The Pandemic and the Undercurrent of Anger
My husband was picking up takeout last night. He was surprised to see that the restaurant was packed and no one appeared to be concerned about social distancing. COVID-19 cases are exploding in our state, but that hasn’t deterred us from partying, apparently.
In the meantime, we’re still waiting to hear what will happen with our school district this fall. Back in spring, I thought the closures would only last a few weeks, two months tops. That timeline seems laughable now, but it should have been achievable. Just not for our country.

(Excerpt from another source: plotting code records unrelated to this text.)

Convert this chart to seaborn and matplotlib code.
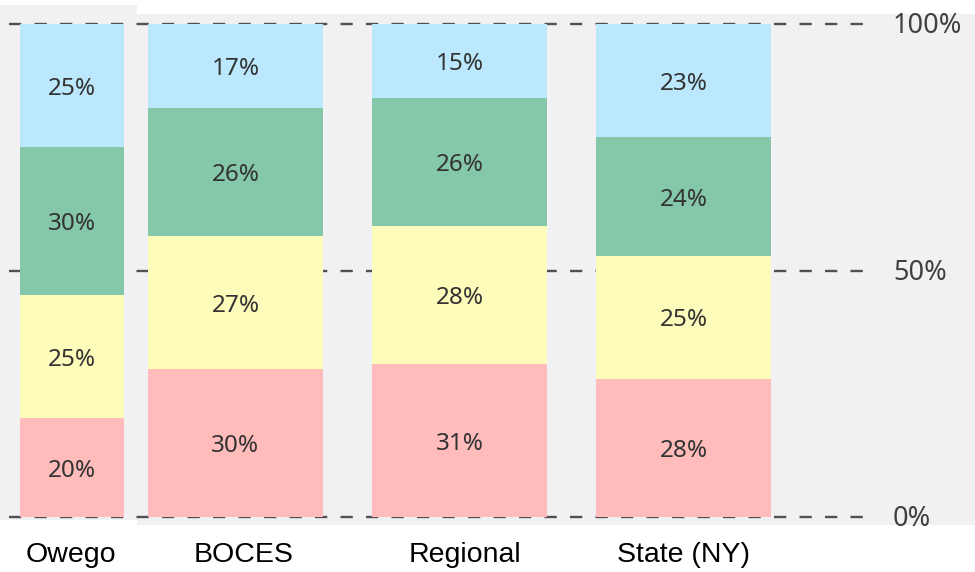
import pandas as pd
import seaborn as sns
import matplotlib.pyplot as plt
from matplotlib.patches import Rectangle

# Share of students per band, bottom to top (pink, yellow, green, blue)
categories = ['Owego', 'BOCES', 'Regional', 'State (NY)']
band_1 = [20, 30, 31, 28]
band_2 = [25, 27, 28, 25]
band_3 = [30, 26, 26, 24]
band_4 = [25, 17, 15, 23]
ref_ticks = [0, 50, 100]
ref_labels = ['0%', '50%', '100%']

bands = [band_1, band_2, band_3, band_4]
colors = ['#ffbcbb', '#fefcbb', '#85c7a9', '#bbe8fc']
bg = '#f1f1f4'

df = pd.DataFrame({'category': categories})
for i, b in enumerate(bands):
    df[f'b{i}'] = b
# cumulative tops so that the stacks can be drawn from the top down
cum = df[[f'b{i}' for i in range(4)]].cumsum(axis=1)

sns.set_theme(style='white')
plt.rcParams['font.family'] = ['Noto Sans', 'DejaVu Sans']

fig = plt.figure(figsize=(9.75, 5.72), dpi=100)
W, H = 975, 572
ax = fig.add_axes([0, (H - 525) / H, 1, (525 - 14) / H])
ax.set_facecolor(bg)

# the Owego panel sticks out a bit at the top and ends a bit higher
fig.patches.append(Rectangle((0, 1 - 14 / H), 137 / W, 9 / H, transform=fig.transFigure,
                             facecolor=bg, edgecolor='none', zorder=0))

# dashed reference lines, behind the bars
for t in ref_ticks:
    ax.plot([-0.011, 3.819], [t, t], color='#505050', lw=1.7,
            dashes=(5.2, 5.6), zorder=1, solid_capstyle='butt')

for i in range(3, -1, -1):
    sns.barplot(x=df['category'], y=cum[f'b{i}'], color=colors[i], ax=ax,
                width=0.78, saturation=1, order=categories, zorder=2)

# Owego bar comes from a narrower panel
for p in ax.patches:
    if abs(p.get_x() + p.get_width() / 2) < 0.01:
        p.set_width(0.464)
        p.set_x(0.270 - 0.232)
    p.set_edgecolor('none')

fig.patches.append(Rectangle((0, 1 - 525 / H), 137 / W, 5 / H, transform=fig.transFigure,
                             facecolor='white', edgecolor='none', zorder=5))

centers = [0.270, 1, 2, 3]
for j, cat in enumerate(categories):
    bottom = 0
    for i in range(4):
        v = bands[i][j]
        ax.text(centers[j], bottom + v / 2 - 0.6, f'{v}%', ha='center', va='center',
                fontsize=17.5, color='#333333', zorder=3)
        bottom += v

for t, lab in zip(ref_ticks, ref_labels):
    ax.text(3.935, t - 0.5, lab, ha='left', va='center', fontsize=19.5, color='#404040')

ax.set_xlim(-11.5 / 224, (975 - 11.5) / 224)
ax.set_ylim(-1.62, 102.03)
ax.set_yticks([])
ax.set_ylabel('')
ax.set_xlabel('')
ax.set_xticks([0.265, 1.035, 2.025, 3.0])
ax.set_xticklabels(categories, fontsize=20.5, color='black', family=['Liberation Sans'])
ax.tick_params(axis='x', length=0, pad=12)
for s in ax.spines.values():
    s.set_visible(False)

fig.savefig('out.png', dpi=100, facecolor='white')
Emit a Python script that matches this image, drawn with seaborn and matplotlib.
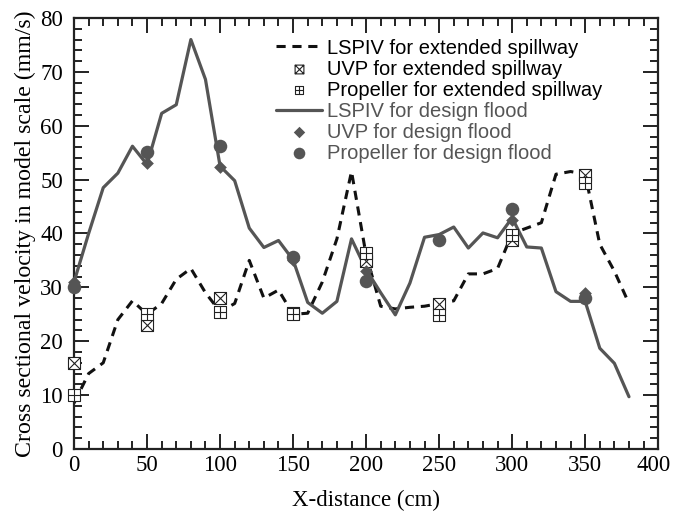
import numpy as np
import pandas as pd
import matplotlib
matplotlib.use("Agg")
import matplotlib.pyplot as plt
import matplotlib.transforms as mtransforms
from matplotlib.path import Path
from matplotlib.ticker import MultipleLocator
import seaborn as sns

# ---------------- data ----------------
x_line = [0, 10, 20, 30, 40, 50, 60, 70, 80, 90, 100, 110, 120, 130, 140, 150, 160, 170, 180, 190,
          200, 210, 220, 230, 240, 250, 260, 270, 280, 290, 300, 310, 320, 330, 340, 350, 360, 370, 380]
lspiv_ext = [8.5, 14, 16, 24, 27.5, 25, 27, 31.5, 33.5, 29, 25.5, 27, 35, 28, 29.5, 25, 25.2, 31, 39, 51.5,
             36, 26.5, 26, 26.3, 26.5, 27, 27.5, 32.5, 32.5, 33.5, 40, 41, 42, 51, 51.5, 51, 38, 33, 27]
lspiv_design = [31, 40, 48.5, 51.2, 56.2, 52.8, 62.3, 63.9, 76.0, 68.6, 52.5, 49.8, 41.0, 37.4, 38.7, 35.1,
                27.2, 25.2, 27.4, 39.0, 33.3, 29.0, 24.9, 30.8, 39.3, 39.8, 41.2, 37.3, 40.1, 39.2, 42.9,
                37.5, 37.3, 29.2, 27.4, 27.4, 18.7, 15.9, 9.7]

x_pts = [0, 50, 100, 150, 200, 250, 300, 350]
uvp_ext = [15.9, 23.0, 28.0, 25.3, 34.8, 27.0, 38.8, 50.9]
prop_ext = [10.0, 25.0, 25.5, 25.1, 36.4, 24.8, 39.8, 49.4]
uvp_design = [31.0, 53.0, 52.3, 35.0, 33.0, 39.0, 42.5, 29.0]
prop_design = [30.0, 55.1, 56.3, 35.7, 31.2, 38.8, 44.5, 28.0]

labels = ["LSPIV for extended spillway", "UVP for extended spillway", "Propeller for extended spillway",
          "LSPIV for design flood", "UVP for design flood", "Propeller for design flood"]

df_line = pd.DataFrame({"x": x_line, "ext": lspiv_ext, "design": lspiv_design})
df_pts = pd.DataFrame({"x": x_pts, "uvp_ext": uvp_ext, "prop_ext": prop_ext,
                       "uvp_design": uvp_design, "prop_design": prop_design})

# ---------------- markers ----------------
M, L, C = Path.MOVETO, Path.LINETO, Path.CLOSEPOLY
box_x = Path([(-1, -1), (1, -1), (1, 1), (-1, 1), (-1, -1), (-1, -1), (1, 1), (-1, 1), (1, -1)],
             [M, L, L, L, C, M, L, M, L])
box_p = Path([(-1, -1), (1, -1), (1, 1), (-1, 1), (-1, -1), (0, -1), (0, 1), (-1, 0), (1, 0)],
             [M, L, L, L, C, M, L, M, L])

# ---------------- figure ----------------
sns.set_theme(style="white")
plt.rcParams["font.family"] = ["Liberation Serif", "DejaVu Serif"]

fig = plt.figure(figsize=(6.73, 5.14), dpi=100)
ax = fig.add_axes([0.110, 0.1265, 0.868, 0.8385])

grey = "#555555"

sns.lineplot(data=df_line, x="x", y="ext", ax=ax, color="#111111", linewidth=2.2,
             linestyle=(0, (3.0, 2.2)), label=labels[0], zorder=2)
sns.scatterplot(data=df_pts, x="x", y="uvp_ext", ax=ax, marker=box_x, s=75, facecolor="white",
                edgecolor="#222222", linewidth=0.8, label=labels[1], zorder=4, clip_on=False)
sns.scatterplot(data=df_pts, x="x", y="prop_ext", ax=ax, marker=box_p, s=75, facecolor="white",
                edgecolor="#222222", linewidth=0.8, label=labels[2], zorder=4, clip_on=False)
sns.lineplot(data=df_line, x="x", y="design", ax=ax, color=grey, linewidth=2.3,
             label=labels[3], zorder=3)
sns.scatterplot(data=df_pts, x="x", y="uvp_design", ax=ax, marker="D", s=42, color=grey,
                edgecolor=grey, linewidth=0, label=labels[4], zorder=5, clip_on=False)
sns.scatterplot(data=df_pts, x="x", y="prop_design", ax=ax, marker="o", s=95, color=grey,
                edgecolor=grey, linewidth=0, label=labels[5], zorder=5, clip_on=False)

ax.set_xlim(0, 400)
ax.set_ylim(0, 80)
ax.xaxis.set_major_locator(MultipleLocator(50))
ax.xaxis.set_minor_locator(MultipleLocator(10))
ax.yaxis.set_major_locator(MultipleLocator(10))
ax.yaxis.set_minor_locator(MultipleLocator(2))
ax.tick_params(which="both", direction="in", top=True, right=True, bottom=True, left=True,
               width=1.4, color="#222222", labelsize=16.5, labelcolor="black")
ax.tick_params(axis="x", which="major", pad=4)
ax.tick_params(axis="y", which="major", pad=8)
ax.tick_params(which="major", length=11)
ax.tick_params(which="minor", length=5.5)
for s in ax.spines.values():
    s.set_linewidth(1.6)
    s.set_color("#222222")

ax.set_xlabel("X-distance (cm)", fontsize=16.5, labelpad=10, color="black")
ax.set_ylabel("Cross sectional velocity in model scale (mm/s)", fontsize=17.2, labelpad=3, color="black")

fig.canvas.draw()
shift = mtransforms.ScaledTranslation(-5 / 100, 0, fig.dpi_scale_trans)
for tk in ax.xaxis.get_major_ticks():
    if abs(tk.get_loc() - 400) < 1e-6:
        tk.label1.set_transform(tk.label1.get_transform() + shift)

leg = ax.legend(loc="upper left", bbox_to_anchor=(0.332, 0.971), frameon=False,
                prop={"family": ["Liberation Sans", "DejaVu Sans"], "size": 14.5},
                handlelength=2.3, handletextpad=0.25, labelspacing=0.1, borderaxespad=0)
for i, t in enumerate(leg.get_texts()):
    t.set_color("black" if i < 3 else grey)
hs = leg.legend_handles
hs[1].set_sizes([40])
hs[2].set_sizes([40])
hs[4].set_sizes([34])
hs[5].set_sizes([70])

fig.savefig("out.png", dpi=100)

“Mom, what’s a word for when you’re a little bit angry?” my nine-year-old asked recently.
“Irritated,” I offered.
Did she realize she was seeing into my soul? Because I’ve definitely felt baseline irritated lately. The little things annoy me more than they should: Our dog barking psychotically at the mail carrier, the random person passing me too closely on the street.
I’m not just irritated, though; I’m probably due for a massive meltdown. I know I should be grateful my family and I are healthy and together — and I am. But like a lot of people right now, I’m also angry.
Angry that our government has bungled its response to this pandemic from Day One and lacks the courage and integrity to correct its stunning mistakes.
Angry that systemic racism continues to persist, with tragic consequences, in a country that touts itself as the land of the free.
Angry that so many states, including mine, rushed to reopen bars, restaurants, and shops and failed to prioritize schools.
Angry that there are people strolling around unmasked in crowded indoor spaces while health care workers are still — yes, four months later!! — struggling to secure enough PPE to prevent more people from getting sick and dying.
Sometimes I’m able to channel the rage into actions, both meaningful and mundane. I pitch stories, collect rejections, then pitch some more. I make sure I’m set up to vote absentee. I network and have virtual coffee dates, listen, read. Walk the dog, clean the kitchen maniacally, convince the kids to bike alongside me as I run in the sweltering heat. Try my hand at gardening and quickly realize I’ll never have a green thumb.
Taking action, doing something, makes me feel better. Hopeful.
But it’s not enough. The undercurrent of anger I’ve felt since the beginning of this pandemic never goes away. It’s always there, simmering. Reminding me how far we have to go before we see the end of this, and how different it could have been.